There’s also the fact that women want all of that stuff less, on average. There are obviously exceptions, but psychologists talk about this trait called sociosexuality, which is slightly different from sex drive. This is a misconception. It’s not to do with how much you want to have sex; it’s to do with who you want to have sex with. People who are high in this trait are more likely to want to have lots of partners and to be much more adventurous sexually. And they find monogamy much more difficult. People lower in it are much more orientated towards monogamy. And they prefer to know someone for a long time before they have sex.
These are two bell curves for men and women. You see people at both extremes in both sexes, and you can’t necessarily know just from knowing someone’s sex what their sexuality is like. But the bell curves have a big gap between them. And across the population that has a really big effect. I think that basically what’s happened post-sexual revolution — all in the pursuit of freedom — is that women have tried quite hard to nudge themselves up towards the male bell curve, and to imitate that masculine style of sexuality that Carrie Bradshaw so aspires to. I think that actually the losers from that have overwhelmingly been women. And the winners have been the men who can now get consequence-free sex. Or so it seems to them.

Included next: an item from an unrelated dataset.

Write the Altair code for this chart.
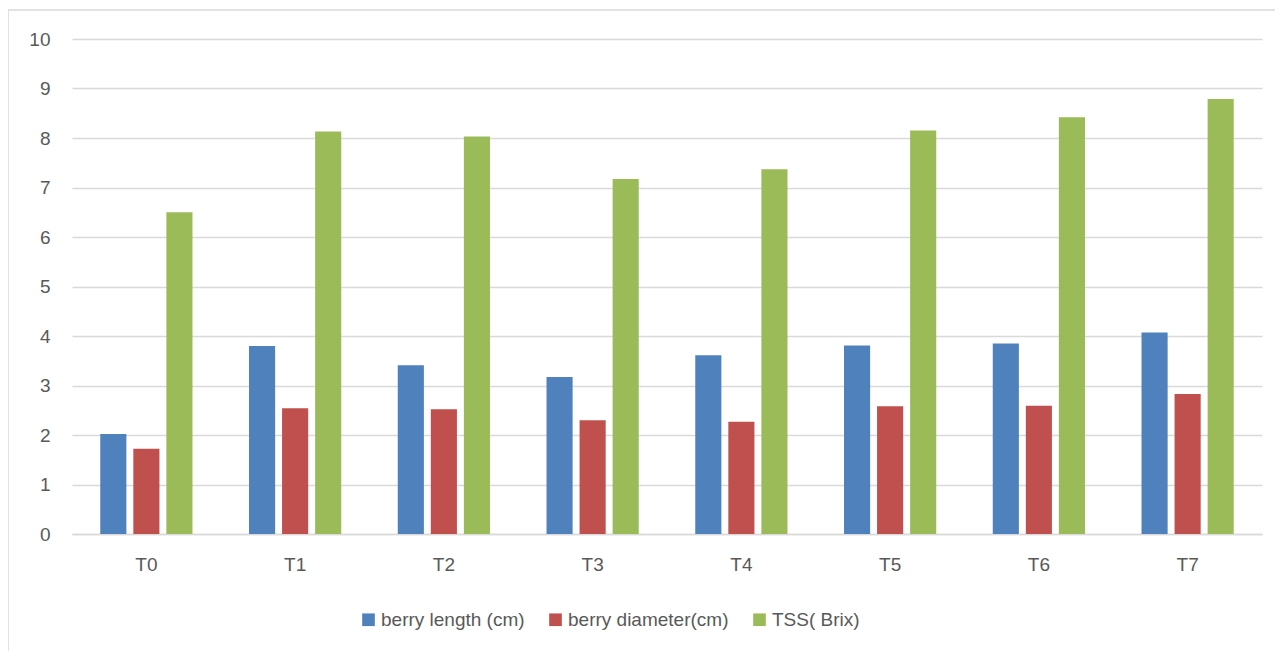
import altair as alt
import pandas as pd

categories = ["T0", "T1", "T2", "T3", "T4", "T5", "T6", "T7"]
series = ["berry length (cm)", "berry diameter(cm)", "TSS( Brix)"]
berry_length = [2.02, 3.80, 3.41, 3.17, 3.61, 3.81, 3.85, 4.07]
berry_diameter = [1.72, 2.54, 2.52, 2.30, 2.27, 2.58, 2.59, 2.83]
tss_brix = [6.50, 8.13, 8.03, 7.17, 7.37, 8.15, 8.42, 8.79]
colors = ["#4F81BD", "#C0504D", "#9BBB59"]

rows = []
for s, vals in zip(series, [berry_length, berry_diameter, tss_brix]):
    for c, v in zip(categories, vals):
        rows.append({"cat": c, "series": s, "value": v})
df = pd.DataFrame(rows)

W, H = 1190, 495
FONT = "Liberation Sans"
FS = 19

bars = alt.Chart(df).mark_bar().encode(
    x=alt.X("cat:N", sort=categories, title=None,
            scale=alt.Scale(paddingInner=0.38, paddingOuter=0.19),
            axis=alt.Axis(labelAngle=0, ticks=False, labelPadding=21,
                          domainColor="#d9d9d9", domainWidth=1.5,
                          labelFont=FONT, labelFontSize=FS, labelColor="#595959")),
    xOffset=alt.XOffset("series:N", sort=series,
                        scale=alt.Scale(domain=series, paddingInner=0.21, paddingOuter=0)),
    y=alt.Y("value:Q", title=None,
            scale=alt.Scale(domain=[0, 10], nice=False),
            axis=alt.Axis(values=list(range(0, 11)), ticks=False, domain=False,
                          labelPadding=22, gridColor="#d9d9d9", gridWidth=1.5,
                          labelFont=FONT, labelFontSize=FS, labelColor="#595959")),
    color=alt.Color("series:N", sort=series,
                    scale=alt.Scale(domain=series, range=colors),
                    legend=alt.Legend(title=None, orient="none", direction="horizontal",
                                      legendX=287, legendY=571,
                                      symbolType="square", symbolSize=160,
                                      symbolStrokeWidth=0, symbolOpacity=1,
                                      labelFont=FONT, labelFontSize=FS,
                                      labelColor="#595959", labelOffset=3,
                                      labelLimit=400,
                                      columnPadding=21, padding=0)),
)

border = alt.Chart(pd.DataFrame({"k": [0]})).mark_rect(
    fill=None, stroke="#d9d9d9", strokeWidth=1.5, clip=False
).encode(
    x=alt.value(-64), x2=alt.value(1220),
    y=alt.value(-29), y2=alt.value(640),
)

chart = alt.layer(border, bars).properties(
    width=W, height=H,
    autosize=alt.AutoSizeParams(type="none"),
    padding={"left": 64, "top": 31, "right": 13, "bottom": 125},
    background="white",
).configure_view(strokeWidth=0, stroke="transparent")

chart.save("out.html", embed_options={"renderer": "svg", "actions": False})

TH: None of this would work without this idea that you raise of “sexual disenchantment,” this changing of what sex means. I want to ask you about that, and how that impacts the dominant view of very young, very online feminists. That sexual liberation for women is this right to pursue loveless sex — as you’ve just described with Carrie Bradshaw — the kind that’s often found on dating apps. How does sexual enchantment work with that?
LP: So, I’ve borrowed this term from an American writer called Aaron Sibarium, and he borrows it from Max Weber, the famous sociologist who talks about the disenchantment of the natural world that was part of the process of the Enlightenment. In that people used to believe that the natural world was infused with agency and spirits and magic. And then post-Enlightenment, we understand it just to be sort of a consequence of physical forces without any agency behind them. The natural world becomes much less special as a consequence. Aaron suggests — I think he’s completely right — that the same thing has happened to sex post-sexual revolution. That you used to have this idea embedded in all religious systems, everywhere in the world. You know, people have very strongly-held believes about sex. In Christianity, marriage is a sacrament and all of this stuff.
Then what happens post-sexual revolution is that this surprisingly influential idea comes around that, actually, sex didn’t have any specialness attached to it. That it could just be a social interaction like any other. If people want to invest meaning in it on a personal level, they’re welcome to. But that actually none of that stuff is innate. And, in fact, that it possibly is a bad thing to consider sex to have some sort of special status. This is where you get campaigning ideas like “sex work is work.” That selling sex is just like working at McDonald’s; it’s just like working in Starbucks. It’s just a service and it needn’t have any more significance than any other type of service. And if we do think that it has special significance, that’s because we are being hopelessly old-fashioned. And the project should be to try to reduce that significance as much as we can.
I don’t think that anyone really believes in disenchantment. I think it’s mostly a rhetorical move. Because even people who will push really hard at, for instance, the idea that sex work is work — they don’t actually tend to apply that consistently across the board.
TH: As you point out in the book, sexual harassment is the perfect example of that.
LP: Yeah. It is a very strange thing thing that often liberal feminists who will talk about sex work as if it were like working in McDonald’s don’t take that attitude in their own workplaces at all. And tend to be actually very sensitive to sexual harassment in the workplace. The question that I ask in the book is: If sex is just a service, if it doesn’t have any special significance, if it’s just like shaking hands or making coffee, or any of these other things that people commoditize all the time, why shouldn’t a boss asking for a blow job be permissible? In the same way that a boss asking for a coffee is permissible. People sometimes say to this, “Oh, but that’s because blow jobs aren’t in my job description.”